5.4 Flipping a Column Dictionary

No, this isn’t what you do to a dictionary that cuts you off in traffic. Recall that a rectangular nested list can be transposed with the flip operator.

q)L:(10 20 30; 100 200 300)
q)L
10 20 30
100 200 300
q)flip L
10 100
20 200
30 300

A side effect of transposing the nested list data is that it reverses the slots for indexing at depth.

q)L:(10 20 30; 100 200 300)
q)M:flip L
q)L[0;0]
10
q)L[0;1]
20
q)L[0;2]
30
q)M[0;0]
10
q)M[1;0]
20
q)M[2;0]
30

Recall that applying flip to a nested list creates a copy of the original list in which the data has been reorganized. When a column dictionary is considered as a two-dimensional entity it is rectangular, since its column lists all have the same count. The console display shows this.

q)`c1`c2!(`a`b`c; 10 20 30)
c1| a b c
c2| 10 20 30

Thus it makes sense to transpose this rectangular data structure. Observe that the console display is exactly transposed.

q)dc:`c1`c2!(`a`b`c; 10 20 30)
q)dc
c1| a b c
c2| 10 20 30
q)t:flip dc
q)t
c1 c2
-----
a 10
b 20
c 30

We expect the transposed entity to have the slots reversed for indexing at depth.

q)dc[`c1; 0]
`a
q)dc[`c1; 1]
`b
q)dc[`c1; 2]
`c
q)t[0; `c1]
`a
q)t[1; `c1]
`b
q)t[2; `c1]
`c

Voilà! We have fixed the indexing issue with our column dictionaries. Columns are now indexed in the second parameter. Let’s translate the other aspects of the column dictionary retrieval into the transposed setting.

q)dc[`c1;]
`a`b`c
q)t[;`c1]
`a`b`c
q)dc[; 0]
c1| `a
c2| 10
q)t[0;]
c1| `a
c2| 10
q)dc[`c2; 1]
20
q)t[1; `c2]
20

For the moment, forget the origin of t as a transposed column dictionary and examine it in isolation.

q)t[;`c1]
`a`b`c
q)t[0;]
c1| `a
c2| 10
q)t[1; `c2]
20

Let’s look more closely at the section dictionaries that are now indexed in the first slot. Recall that we are permitted (although not encouraged) to omit trailing semi-colons for elided indices.

q)t[0]
c1| `a
c2| 10
q)t[1]
c1| `b
c2| 20
q)t[2]
c1| `c
c2| 30

If you were to meet such a beast out of context, you would say that it is a list of these funky section dictionaries.

We summarize our findings about the transpose of a column dictionary,

  • It is a two-dimensional data structure that uses an integer index in the first slot and a column name symbol in the second slot.
  • Specifying only an integer in the first slot retrieves a section dictionary across that index
  • Specifying only a column name in the second slot retrieves that column.
  • Specifying both an integer and a column name retrieves the "field" at that index in that column.
  • It can be viewed as a list of section dictionaries.

We make two more observations about transposed column dictionaries.

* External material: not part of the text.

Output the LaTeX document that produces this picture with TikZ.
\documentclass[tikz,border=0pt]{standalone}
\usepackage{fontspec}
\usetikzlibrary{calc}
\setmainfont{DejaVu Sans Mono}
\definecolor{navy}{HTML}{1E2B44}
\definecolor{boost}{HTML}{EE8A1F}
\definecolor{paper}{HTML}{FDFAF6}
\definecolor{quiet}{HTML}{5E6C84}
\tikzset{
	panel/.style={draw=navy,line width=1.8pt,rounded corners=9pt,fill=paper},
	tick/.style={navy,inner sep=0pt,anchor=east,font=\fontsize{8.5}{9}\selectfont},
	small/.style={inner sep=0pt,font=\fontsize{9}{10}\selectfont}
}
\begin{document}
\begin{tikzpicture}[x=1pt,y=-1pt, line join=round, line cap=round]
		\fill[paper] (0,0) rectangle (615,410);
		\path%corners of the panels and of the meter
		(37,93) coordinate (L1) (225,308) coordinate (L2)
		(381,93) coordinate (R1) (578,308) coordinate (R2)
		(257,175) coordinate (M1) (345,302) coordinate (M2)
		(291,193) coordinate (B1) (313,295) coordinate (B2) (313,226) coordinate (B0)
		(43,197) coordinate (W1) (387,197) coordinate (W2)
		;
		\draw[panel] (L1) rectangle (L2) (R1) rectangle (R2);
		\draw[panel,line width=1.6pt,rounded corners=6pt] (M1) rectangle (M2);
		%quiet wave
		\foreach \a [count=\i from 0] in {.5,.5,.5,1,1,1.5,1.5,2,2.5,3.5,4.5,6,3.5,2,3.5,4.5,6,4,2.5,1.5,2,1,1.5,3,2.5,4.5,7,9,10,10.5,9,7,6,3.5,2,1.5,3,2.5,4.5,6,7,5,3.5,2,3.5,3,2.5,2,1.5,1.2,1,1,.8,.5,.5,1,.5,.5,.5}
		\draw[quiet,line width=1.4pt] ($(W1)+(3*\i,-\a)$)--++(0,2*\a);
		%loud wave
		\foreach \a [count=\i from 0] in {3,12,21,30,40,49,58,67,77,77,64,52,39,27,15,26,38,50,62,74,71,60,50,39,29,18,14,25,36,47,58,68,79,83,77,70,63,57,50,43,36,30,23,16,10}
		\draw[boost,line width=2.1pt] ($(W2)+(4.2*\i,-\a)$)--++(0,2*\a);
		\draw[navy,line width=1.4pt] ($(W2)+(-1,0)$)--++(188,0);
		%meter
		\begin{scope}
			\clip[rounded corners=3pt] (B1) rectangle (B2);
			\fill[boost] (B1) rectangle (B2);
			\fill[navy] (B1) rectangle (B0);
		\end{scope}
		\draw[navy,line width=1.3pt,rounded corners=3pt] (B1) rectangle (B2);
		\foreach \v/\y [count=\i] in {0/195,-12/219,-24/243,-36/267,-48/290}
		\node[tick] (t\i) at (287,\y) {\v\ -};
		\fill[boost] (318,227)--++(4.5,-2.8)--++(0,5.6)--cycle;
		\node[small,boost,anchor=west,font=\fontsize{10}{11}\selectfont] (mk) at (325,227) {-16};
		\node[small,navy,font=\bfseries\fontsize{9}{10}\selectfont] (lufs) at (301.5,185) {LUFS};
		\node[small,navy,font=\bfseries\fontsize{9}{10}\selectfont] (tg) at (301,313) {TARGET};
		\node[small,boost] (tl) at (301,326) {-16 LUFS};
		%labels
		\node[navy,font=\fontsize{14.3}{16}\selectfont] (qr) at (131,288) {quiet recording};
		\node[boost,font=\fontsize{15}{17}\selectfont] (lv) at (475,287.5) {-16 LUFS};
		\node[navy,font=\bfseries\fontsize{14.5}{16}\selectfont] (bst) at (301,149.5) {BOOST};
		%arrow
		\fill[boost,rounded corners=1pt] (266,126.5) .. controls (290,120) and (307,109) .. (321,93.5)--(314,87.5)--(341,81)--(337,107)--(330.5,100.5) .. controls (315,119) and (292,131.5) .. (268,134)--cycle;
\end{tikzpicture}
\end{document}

In general, if you transpose something twice, you get back the original.

q)dc~flip flip dc
1b
q)dc~flip t
1b

We restate this as:

  • The flip of a transposed column dictionary is a (the original!) column dictionary

Unlike the case of transposing rectangular lists, transposing a column dictionary does not physically re-arrange data.

A transposed column dictionary is stored in column order.

Instead, the result is a logical adjustment – meaning that the slots in indexing at depth are reversed.